Eppure durante il suo comizio a Molfetta, durante la campagna elettorale, Fini ha tuonato contro i voltagabbana e voi gliene avevate messo uno accanto sul palco.
“Quella di Tommaso Minervini è semplicemente una storia diversa e del resto nel mio partito ci sono tanti casi di storie come la sua, persone che ricoprono attualmente incarichi importanti all’interno di An, anche ministri. Non si può essere riduttivi nelle valutazioni e quindi chiudersi. Se l’esperienza di Minervini in questo caso o di qualunque altra persona è tale da arricchire il partito, secondo me è da accogliere e da farne tesoro. Personalmente, nell’attuale ruolo di assessore al bilancio, sto imparando molto da lui”.
Qual è la sua valutazione della prima seduta di Consiglio comunale quella del 6 luglio?
“Sono rimasto molto deluso dall’atteggiamento della minoranza, che mi è sembrato solo strumentale. Spero che l’opposizione sia costruttiva e non denigratoria. Era la seduta di insediamento, è vero che all’ordine del giorno c’erano punti che poi non sono stati discussi, che il dibattito è stato affrettato, ma era stata programmata una manifestazione, il concerto verdiano, di cui la sinistra era stata informata. Dal momento che era la seduta di insediamento, bisognava rispettare le scelte che erano state prese dalla maggioranza. E’ stata una caduta di stile da parte dell’opposizione”.

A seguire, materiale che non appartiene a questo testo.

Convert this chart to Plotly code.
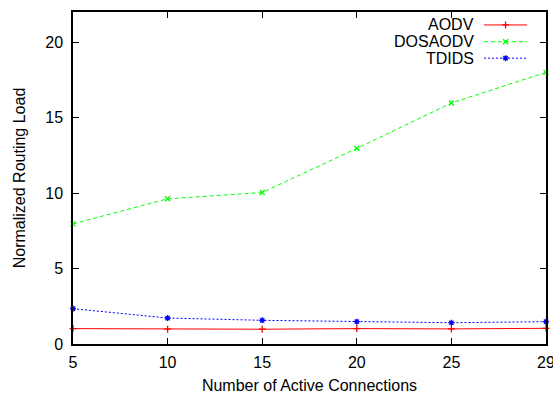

Cosa c’è di vero nelle voci che avreste fatto fatica a riconoscervi nel nome di Pino Amato quale presidente del consiglio?
“Nulla, del resto la sua elezione con 21 voti sta a testimoniare che tutti i consiglieri di An lo hanno votato, non c’è stato nessun tentennamento su questa decisione, né valutazioni difformi da parte di chicchessia”.